Why do things repeat? Why are kinds of things similar? Is there reason or purpose in these repetitions and similarities?

Come back from the edge my good man.

Read on past Hume, or at least causally intuit his purpose. I would direct you to C.D. Broad's The Relation between Induction and Probability--(Part II.). Mind New Series, Vol. 29, No. 113 (Jan., 1920), pp. 11-45 (35 pages). The last part of that is our common project in all of Philosophy and dare I say Math. Oh god, I did dare.

We can be certain of some things. Why repetition emerges from quantum randomness - at least we are Godel and certain we will never know.

There is some logical beauty in the whole thing even if we never understand its purpose.

I don't care for your morosity but I will share that my wife, daughter and I binged Ms. Maisel this holiday. Therein we did determine; the importance of being there, the importance of being earnest and the importance of being kind. I'm not sure I can explain that without getting way off track but let me segue my way through.

Being There by Jerzy Kosinki might lighten our 2020. We all garden. Sometimes the owner of our garden dies and we have to move on. We do. Life is a state of mind. We should chance it.

The importance of Being Earnest by Wilder. What a great play. If we don't know the future, well at least let us enjoy the metaphors. Sincerity is the heart of the matter.

Kindness, well not so much though between family members always appreciated.

All three of these were brought out by our binge of Ms. Maisel. Art inspires eruptions of its own provenance that in turn suggests inductive truth in our own lives. Hume never had it so good.

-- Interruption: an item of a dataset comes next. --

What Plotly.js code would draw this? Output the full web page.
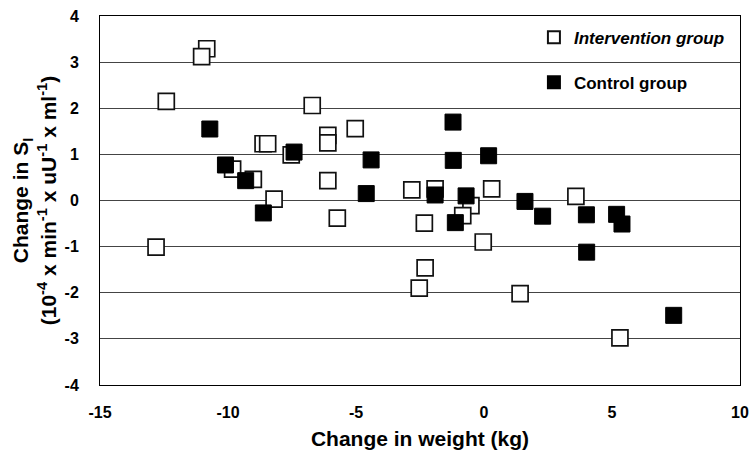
<!DOCTYPE html>
<html>
<head>
<meta charset="utf-8">
<script src="https://cdn.plot.ly/plotly-3.0.1.min.js"></script>
<style>html,body{margin:0;padding:0;background:#fff;}#chart{width:750px;height:458px;}</style>
</head>
<body>
<div id="chart"></div>
<script>
// Intervention group (open squares)
const interventionX = [-10.83, -11.03, -12.41, -6.71, -8.63, -8.45, -7.53, -9.82, -9.01, -8.20, -12.81, -5.03, -6.10, -6.10, -6.10, -2.82, -1.91, -0.51, -0.83, 0.30, -5.73, -2.33, -0.03, -2.30, -2.53, 3.59, 1.41, 5.31];
const interventionY = [3.29, 3.12, 2.15, 2.06, 1.23, 1.23, 0.99, 0.68, 0.46, 0.03, -1.01, 1.56, 1.41, 1.25, 0.43, 0.23, 0.25, -0.11, -0.33, 0.25, -0.38, -0.49, -0.90, -1.46, -1.90, 0.09, -2.02, -2.98];
// Control group (filled squares)
const controlX = [-10.71, -7.42, -10.10, -9.31, -8.62, -1.21, -4.41, -1.20, 0.18, -4.60, -1.91, -0.70, -1.12, 1.60, 2.29, 4.00, 5.18, 5.39, 4.01, 7.41];
const controlY = [1.55, 1.05, 0.77, 0.43, -0.27, 1.70, 0.88, 0.87, 0.97, 0.15, 0.12, 0.10, -0.48, -0.02, -0.34, -0.31, -0.30, -0.51, -1.12, -2.49];
const xTicks = [-15, -10, -5, 0, 5, 10];
const yTicks = [-4, -3, -2, -1, 0, 1, 2, 3, 4];

const font = 'Liberation Sans, Arial, sans-serif';

const traces = [
  {
    x: interventionX, y: interventionY, type: 'scatter', mode: 'markers',
    name: '<b><i>Intervention group</i></b>', legendgroup: 'a',
    marker: {symbol: 'square', size: 16, color: '#ffffff', line: {color: '#111', width: 1.7}}
  },
  {
    x: controlX, y: controlY, type: 'scatter', mode: 'markers',
    name: '<b>Control group</b>', legendgroup: 'b',
    marker: {symbol: 'square', size: 16, color: '#000000', line: {color: '#000', width: 1}}
  }
];

const layout = {
  width: 750, height: 458,
  margin: {l: 100, r: 10, t: 16, b: 73},
  paper_bgcolor: '#fff', plot_bgcolor: '#fff',
  font: {family: font, color: '#000', size: 13},
  showlegend: true,
  legend: {
    x: 0.678, y: 0.99, xanchor: 'left', yanchor: 'top',
    bgcolor: 'rgba(0,0,0,0)', borderwidth: 0,
    font: {family: font, size: 17, color: '#000'},
    tracegroupgap: 20, itemsizing: 'constant'
  },
  xaxis: {
    range: [-15, 10], tickvals: xTicks, ticktext: xTicks.map(v => '<b>' + v + '</b>'),
    showgrid: false, zeroline: false,
    showline: true, linecolor: '#000', linewidth: 1, mirror: true,
    ticks: '', ticklen: 0, ticklabelstandoff: 13,
    tickfont: {family: font, size: 16, color: '#000'},
    title: {text: '<b>Change in weight (kg)</b>', font: {family: font, size: 21, color: '#000'}, standoff: 11}
  },
  yaxis: {
    range: [-4, 4], tickvals: yTicks, ticktext: yTicks.map(v => '<b>' + v + '</b>'),
    showgrid: true, gridcolor: '#444', gridwidth: 1, zeroline: false,
    showline: true, linecolor: '#000', linewidth: 1, mirror: true,
    ticks: '', ticklen: 0, ticklabelstandoff: 17,
    tickfont: {family: font, size: 16, color: '#000'},
    title: {text: '<b>Change in S<sub>I</sub><br>(10<sup>-4</sup> x min<sup>-1</sup> x uU<sup>-1</sup> x ml<sup>-1</sup>)</b>', font: {family: font, size: 21, color: '#000'}, standoff: 2}
  }
};

Plotly.newPlot('chart', traces, layout, {displayModeBar: false, staticPlot: true});
</script>
</body>
</html>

It we knew the future... well what is the fun in that? Surely when the singularity comes about that mind will know the future best. That mind will know the reasons for the past. When asked, that mind will give you reasons for every present action. But I don't think that mind will ever know the future. In fact I am certain of that. Still I would aspire to that knowing.

I'm happy to share the repetitions with you and this essay. It is what it is all about.

Harold G. Neuman's picture

Harold G. Neuman

Tuesday, January 7, 2020 -- 12:40 PM

With Hume, and others of his

With Hume, and others of his time, (and as in previous ones), the problem was not whether they could posit anything substantial about the future, but whether they had enough technology to underpin the limited science which was developing among the minds of thinkers such as Copernicus; Galileo. Newton, et al. We have the advantages of progress that those societies had no real notion of. The turbulent times of the Enlightenment were ripe for great philosophers' pronouncements about government and a host of other issues. Men like Newton and Leibniz were rare. We have (we think) the luxury of taking science for granted, whereas in Hume's time (and before), philosophy and science had the burden of patronizing the Church or suffering dire consequences. I, for one, would not have wanted to be around then...although, I'll admit, it must have been, uh, interesting.